Saturday, August 4, 2012: 10:45 AM
Faculty of Economics, TBAOral Presentation
Youth, the population aged 15-24, constitute some 222 million and represent 20 percent of the Indian population (as per census of 2001). What is most important at this stage is that a large percentage of rural youth is migrating from rural areas to the urban. The reasons are not only economic but also socio-cultural. The lure and sheen of the cities more so of the metropolises is a big factor. They move out not only for education but also to create a new identity for themselves. Exposure to fast expanding ICTs have provided them new wings to aspire for anything and everything. However, on the whole, there is a great divide between the rural and the urban youth. While the rural youth belongs to Bharat, the urban youth is said to belong to India. While Bharat is identified with illiteracy, ill-health, poverty and conservatism, India is identified with education, growth, development, abundance and forward looking mindset and world view. This divide gets reflected in all walks of life, whether it be the patterns of consumption or that of getting married and raising families.

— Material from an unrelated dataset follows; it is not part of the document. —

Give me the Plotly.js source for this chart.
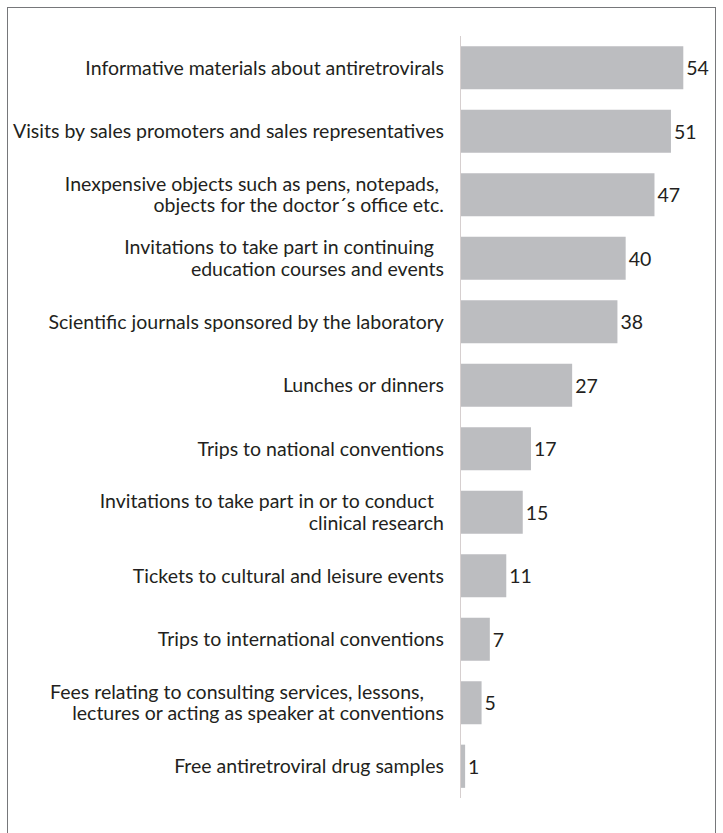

It also gets reflected in terms of informed sexual and reproductive choices and of course in levels of education, consumption, housing, medical facilities, job opportunities and the overall quality of life. As such, the youth both rural and urban may be aspiring for the sky from their respective perspectives but there are various kinds of challenges which both these groups of youth are facing in contemporary India. However, the challenges before them are different both in nature and character as well as in magnitude, and as such deserve the attention and research of the social scientists, particularly that of sociologists.